Written request: Find every line in the records that holds the string "this". Copy each one.
[begin Records supplied]
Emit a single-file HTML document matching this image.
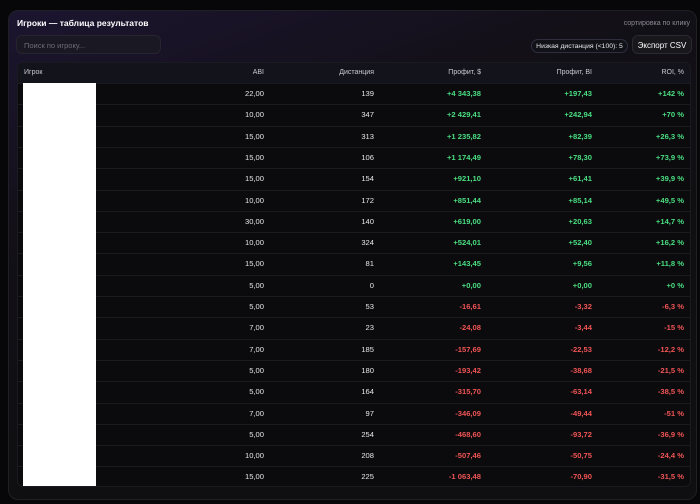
<!DOCTYPE html>
<html><head><meta charset="utf-8"><style>
body{margin:0;width:700px;height:504px;background:#07070a;font-family:"Liberation Sans","Noto Sans CJK SC",sans-serif;overflow:hidden;position:relative}
.card{position:absolute;left:8px;top:10px;width:687px;height:488px;border-radius:10px;background:linear-gradient(160deg,#1c1530 0%,#131018 30%,#0f0f12 60%);border:1px solid #1f1f26}
.title{position:absolute;left:17px;top:18px;color:#fff;font-weight:bold;font-size:8.5px}
.sort{position:absolute;right:10px;top:20px;color:#8a8a94;font-size:7px}
.search{position:absolute;left:16px;top:35px;width:145px;height:19px;border-radius:6px;background:#1a1822;border:1px solid #26242e;color:#6e6e78;font-size:7.5px;line-height:19px;padding-left:7px;box-sizing:border-box}
.pill{position:absolute;left:531px;top:39px;width:97px;height:14px;border-radius:7px;background:#111118;border:1px solid #2e2e40;color:#e8e8ee;font-size:6.8px;line-height:14px;text-align:center;box-sizing:border-box}
.btn{position:absolute;left:632px;top:35px;width:60px;height:19px;border-radius:6px;background:#17171c;border:1px solid #2a2a30;color:#fff;font-size:8px;line-height:19px;text-align:center;box-sizing:border-box}
.table{position:absolute;left:17px;top:62px;width:674px;height:425px;border-radius:6px;background:#0b0b0e;border:1px solid #1a1a20;overflow:hidden;box-sizing:border-box}
.hdr{position:absolute;left:0;top:0;width:100%;height:20px;background:#13131c;color:#c8c8d0;font-size:7px}
.row{position:absolute;left:0;width:100%;height:21px;border-top:1px solid #1a1a20;font-size:7.6px;color:#e6e6ea;box-sizing:border-box}
.c{position:absolute;top:0;line-height:20px;text-align:right}
.pos{color:#4ade80;font-weight:bold}.neg{color:#f05454;font-weight:bold}
.mask{position:absolute;left:5px;top:20px;width:73px;height:405px;background:#fff}
</style></head><body>
<div class="card"></div>
<div class="title">Игроки — таблица результатов</div>
<div class="sort">сортировка по клику</div>
<div class="search">Поиск по игроку...</div>
<div class="pill">Низкая дистанция (&lt;100): 5</div>
<div class="btn">Экспорт CSV</div>
<div class="table" id="tbl">
<div class="hdr">
<span class="c" style="left:6px;text-align:left">Игрок</span>
<span class="c" style="right:426px">ABI</span>
<span class="c" style="right:316px">Дистанция</span>
<span class="c" style="right:209px">Профит, $</span>
<span class="c" style="right:98px">Профит, BI</span>
<span class="c" style="right:6px">ROI, %</span>
</div>
</div>
<script>
const abi=["22,00","10,00","15,00","15,00","15,00","10,00","30,00","10,00","15,00","5,00","5,00","7,00","7,00","5,00","5,00","7,00","5,00","10,00","15,00"];
const dist=[139,347,313,106,154,172,140,324,81,0,53,23,185,180,164,97,254,208,225];
const profitUsd=["+4 343,38","+2 429,41","+1 235,82","+1 174,49","+921,10","+851,44","+619,00","+524,01","+143,45","+0,00","-16,61","-24,08","-157,69","-193,42","-315,70","-346,09","-468,60","-507,46","-1 063,48"];
const profitBi=["+197,43","+242,94","+82,39","+78,30","+61,41","+85,14","+20,63","+52,40","+9,56","+0,00","-3,32","-3,44","-22,53","-38,68","-63,14","-49,44","-93,72","-50,75","-70,90"];
const roi=["+142 %","+70 %","+26,3 %","+73,9 %","+39,9 %","+49,5 %","+14,7 %","+16,2 %","+11,8 %","+0 %","-6,3 %","-15 %","-12,2 %","-21,5 %","-38,5 %","-51 %","-36,9 %","-24,4 %","-31,5 %"];
const tbl=document.getElementById('tbl');
const cols=[[426,abi,false],[316,dist,false],[209,profitUsd,true],[98,profitBi,true],[6,roi,true]];
const names=['abi','distance','profit-usd','profit-bi','roi'];
for(let i=0;i<abi.length;i++){
 const r=document.createElement('div');r.className='row';r.style.top=(20+i*21.3)+'px';
 
 
 cols.forEach((c,j)=>{const s=document.createElement('span');s.className='c';s.style.right=c[0]+'px';
  const v=String(c[1][i]);s.textContent=v;
  if(c[2])s.classList.add(v[0]==='-'?'neg':'pos');
  
  
  r.appendChild(s);});
 tbl.appendChild(r);
}
const m=document.createElement('div');m.className='mask';


tbl.appendChild(m);
</script>
</body></html>
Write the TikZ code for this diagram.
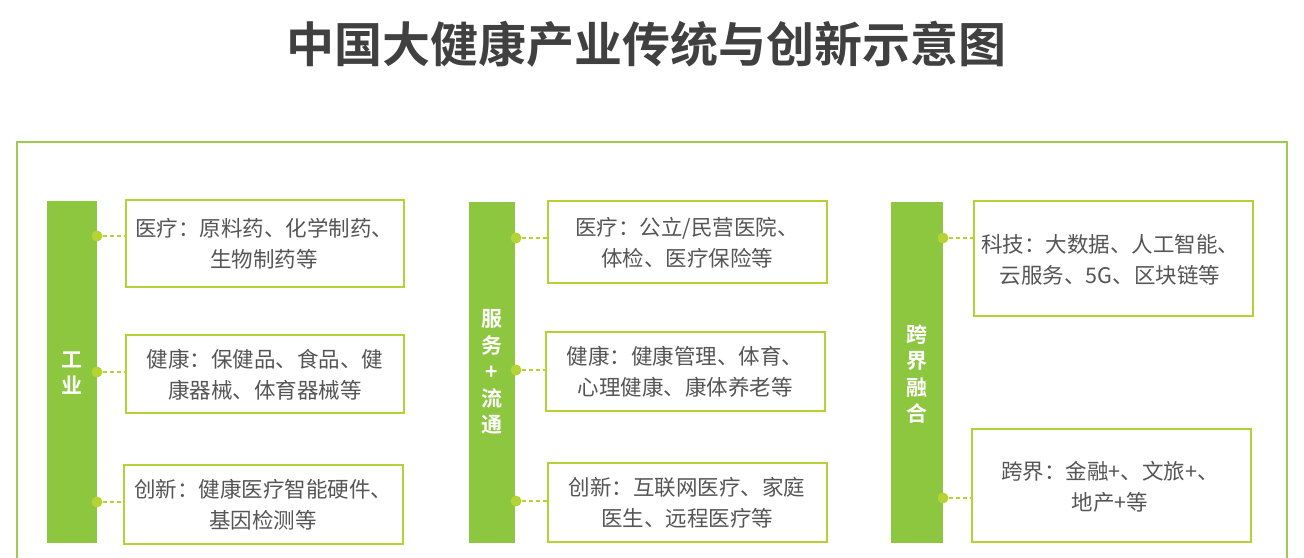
\documentclass[tikz,border=0pt]{standalone}
\usepackage{fontspec}
\newfontfamily\cjk{Noto Sans CJK SC}
\newfontfamily\cjkb{Noto Sans CJK SC Bold}
\definecolor{bargreen}{HTML}{8DC63F}
\definecolor{boxline}{HTML}{B2D235}
\definecolor{frameline}{HTML}{9CCB4E}
\definecolor{dotcol}{HTML}{B5D334}
\definecolor{txt}{HTML}{555555}
\definecolor{titlec}{HTML}{404040}
\tikzset{
  bar/.style={fill=bargreen, draw=none},
  itembox/.style={draw=boxline, line width=1.6pt, fill=white},
  boxtext/.style={font=\cjk\fontsize{21.5}{31}\selectfont, text=txt, align=center, inner sep=0pt},
  bartext/.style={font=\cjkb\fontsize{21}{26.5}\selectfont, text=white, align=center, inner sep=0pt},
  link/.style={draw=dotcol, line width=1.3pt, dash pattern=on 4pt off 3pt},
  dotc/.style={circle, fill=dotcol, inner sep=0pt, minimum size=11pt}
}
\begin{document}
\begin{tikzpicture}[x=1pt,y=-1pt]
\useasboundingbox (0,0) rectangle (1304,557);
% title
\node[font=\cjkb\fontsize{48}{52}\selectfont, text=titlec, inner sep=0pt] (title) at (646,44) {中国大健康产业传统与创新示意图};
% outer frame
\draw[frameline, line width=1.6pt] (17,570) -- (17,142) -- (1287,142) -- (1287,570);
% bars
\path[bar] (47,201) rectangle (97,543);
\node[bartext] (b1) at (72,373) {工\\业};
\path[bar] (469,202) rectangle (515,543);
\node[bartext] (b2) at (492,372) {服\\务\\+\\流\\通};
\path[bar] (891,202) rectangle (943,543);
\node[bartext] (b3) at (917,374) {跨\\界\\融\\合};
% boxes column 1
\draw[itembox] (126,200) rectangle (404,287);
\node[boxtext] (t1a) at (264,244) {医疗：原料药、化学制药、\\生物制药等};
\draw[itembox] (126,335) rectangle (404,413);
\node[boxtext] (t1b) at (265,375) {健康：保健品、食品、健\\康器械、体育器械等};
\draw[itembox] (124,465) rectangle (403,544);
\node[boxtext] (t1c) at (263,505) {创新：健康医疗智能硬件、\\基因检测等};
% boxes column 2
\draw[itembox] (548,201) rectangle (827,283);
\node[boxtext] (t2a) at (687,243) {医疗：公立/民营医院、\\体检、医疗保险等};
\draw[itembox] (546,332) rectangle (825,411);
\node[boxtext] (t2b) at (685,372) {健康：健康管理、体育、\\心理健康、康体养老等};
\draw[itembox] (548,463) rectangle (827,542);
\node[boxtext] (t2c) at (687,503) {创新：互联网医疗、家庭\\医生、远程医疗等};
% boxes column 3
\draw[itembox] (974,201) rectangle (1253,316);
\node[boxtext] (t3a) at (1110,260) {科技：大数据、人工智能、\\云服务、5G、区块链等};
\draw[itembox] (972,429) rectangle (1251,542);
\node[boxtext] (t3b) at (1110,487) {跨界：金融+、文旅+、\\地产+等};
% dots and links
\coordinate (e1a) at (126,236); \node[dotc] (d1a) at (97,236) {};
\coordinate (e1b) at (126,372); \node[dotc] (d1b) at (97,372) {};
\coordinate (e1c) at (124,502); \node[dotc] (d1c) at (97,502) {};
\coordinate (e2a) at (548,238); \node[dotc] (d2a) at (516,238) {};
\coordinate (e2b) at (546,370); \node[dotc] (d2b) at (516,370) {};
\coordinate (e2c) at (548,501); \node[dotc] (d2c) at (516,501) {};
\coordinate (e3a) at (974,238); \node[dotc] (d3a) at (943,238) {};
\coordinate (e3b) at (972,498); \node[dotc] (d3b) at (943,498) {};
\foreach \n in {1a,1b,1c,2a,2b,2c,3a,3b}{
  \draw[link] (d\n.east) -- (e\n);
}
\end{tikzpicture}
\end{document}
[end Records supplied]
Result:
Emit a single-file HTML document matching this image.
Write the TikZ code for this diagram.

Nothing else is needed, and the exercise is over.